• [TASK INPUTS]
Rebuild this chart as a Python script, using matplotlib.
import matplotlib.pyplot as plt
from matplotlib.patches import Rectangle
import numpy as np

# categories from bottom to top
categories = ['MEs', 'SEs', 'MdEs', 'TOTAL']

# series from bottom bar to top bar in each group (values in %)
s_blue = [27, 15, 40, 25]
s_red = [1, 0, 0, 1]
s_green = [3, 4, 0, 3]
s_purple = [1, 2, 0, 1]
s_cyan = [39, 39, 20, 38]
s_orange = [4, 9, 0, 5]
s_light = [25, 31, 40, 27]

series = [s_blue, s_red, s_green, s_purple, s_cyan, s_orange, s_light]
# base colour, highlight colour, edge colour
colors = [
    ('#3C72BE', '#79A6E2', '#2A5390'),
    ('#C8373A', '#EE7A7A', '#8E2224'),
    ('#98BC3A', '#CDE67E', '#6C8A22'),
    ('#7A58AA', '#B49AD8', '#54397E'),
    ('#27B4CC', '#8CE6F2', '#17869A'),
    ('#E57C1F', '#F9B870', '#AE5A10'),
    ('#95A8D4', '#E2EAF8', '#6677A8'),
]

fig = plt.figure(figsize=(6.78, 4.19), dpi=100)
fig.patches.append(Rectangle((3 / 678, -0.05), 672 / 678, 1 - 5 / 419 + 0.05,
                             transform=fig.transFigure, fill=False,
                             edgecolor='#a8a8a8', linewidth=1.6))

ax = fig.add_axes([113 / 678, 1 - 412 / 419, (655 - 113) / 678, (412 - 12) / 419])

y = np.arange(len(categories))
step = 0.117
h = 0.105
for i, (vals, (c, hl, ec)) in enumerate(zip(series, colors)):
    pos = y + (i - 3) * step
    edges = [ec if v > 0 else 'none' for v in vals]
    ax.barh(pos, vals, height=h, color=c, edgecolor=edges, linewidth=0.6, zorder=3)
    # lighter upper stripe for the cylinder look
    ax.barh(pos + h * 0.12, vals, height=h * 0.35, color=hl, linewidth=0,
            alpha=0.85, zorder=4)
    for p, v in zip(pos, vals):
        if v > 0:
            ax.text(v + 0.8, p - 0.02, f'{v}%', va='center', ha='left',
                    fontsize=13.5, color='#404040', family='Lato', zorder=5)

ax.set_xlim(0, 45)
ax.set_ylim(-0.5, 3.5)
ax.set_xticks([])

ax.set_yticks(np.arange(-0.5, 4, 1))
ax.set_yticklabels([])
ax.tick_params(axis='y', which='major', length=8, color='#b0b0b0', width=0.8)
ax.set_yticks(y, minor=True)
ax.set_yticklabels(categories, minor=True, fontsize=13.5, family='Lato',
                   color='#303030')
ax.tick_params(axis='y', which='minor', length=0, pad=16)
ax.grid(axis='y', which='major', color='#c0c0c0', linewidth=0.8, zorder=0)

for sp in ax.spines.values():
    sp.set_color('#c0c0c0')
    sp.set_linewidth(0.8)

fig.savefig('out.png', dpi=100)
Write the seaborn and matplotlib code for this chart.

• [STATED PROBLEM] Retype all the records, matching them exactly.

• [OUTPUT]
Rebuild this chart as a Python script, using matplotlib.
import matplotlib.pyplot as plt
from matplotlib.patches import Rectangle
import numpy as np

# categories from bottom to top
categories = ['MEs', 'SEs', 'MdEs', 'TOTAL']

# series from bottom bar to top bar in each group (values in %)
s_blue = [27, 15, 40, 25]
s_red = [1, 0, 0, 1]
s_green = [3, 4, 0, 3]
s_purple = [1, 2, 0, 1]
s_cyan = [39, 39, 20, 38]
s_orange = [4, 9, 0, 5]
s_light = [25, 31, 40, 27]

series = [s_blue, s_red, s_green, s_purple, s_cyan, s_orange, s_light]
# base colour, highlight colour, edge colour
colors = [
    ('#3C72BE', '#79A6E2', '#2A5390'),
    ('#C8373A', '#EE7A7A', '#8E2224'),
    ('#98BC3A', '#CDE67E', '#6C8A22'),
    ('#7A58AA', '#B49AD8', '#54397E'),
    ('#27B4CC', '#8CE6F2', '#17869A'),
    ('#E57C1F', '#F9B870', '#AE5A10'),
    ('#95A8D4', '#E2EAF8', '#6677A8'),
]

fig = plt.figure(figsize=(6.78, 4.19), dpi=100)
fig.patches.append(Rectangle((3 / 678, -0.05), 672 / 678, 1 - 5 / 419 + 0.05,
                             transform=fig.transFigure, fill=False,
                             edgecolor='#a8a8a8', linewidth=1.6))

ax = fig.add_axes([113 / 678, 1 - 412 / 419, (655 - 113) / 678, (412 - 12) / 419])

y = np.arange(len(categories))
step = 0.117
h = 0.105
for i, (vals, (c, hl, ec)) in enumerate(zip(series, colors)):
    pos = y + (i - 3) * step
    edges = [ec if v > 0 else 'none' for v in vals]
    ax.barh(pos, vals, height=h, color=c, edgecolor=edges, linewidth=0.6, zorder=3)
    # lighter upper stripe for the cylinder look
    ax.barh(pos + h * 0.12, vals, height=h * 0.35, color=hl, linewidth=0,
            alpha=0.85, zorder=4)
    for p, v in zip(pos, vals):
        if v > 0:
            ax.text(v + 0.8, p - 0.02, f'{v}%', va='center', ha='left',
                    fontsize=13.5, color='#404040', family='Lato', zorder=5)

ax.set_xlim(0, 45)
ax.set_ylim(-0.5, 3.5)
ax.set_xticks([])

ax.set_yticks(np.arange(-0.5, 4, 1))
ax.set_yticklabels([])
ax.tick_params(axis='y', which='major', length=8, color='#b0b0b0', width=0.8)
ax.set_yticks(y, minor=True)
ax.set_yticklabels(categories, minor=True, fontsize=13.5, family='Lato',
                   color='#303030')
ax.tick_params(axis='y', which='minor', length=0, pad=16)
ax.grid(axis='y', which='major', color='#c0c0c0', linewidth=0.8, zorder=0)

for sp in ax.spines.values():
    sp.set_color('#c0c0c0')
    sp.set_linewidth(0.8)

fig.savefig('out.png', dpi=100)
Write the seaborn and matplotlib code for this chart.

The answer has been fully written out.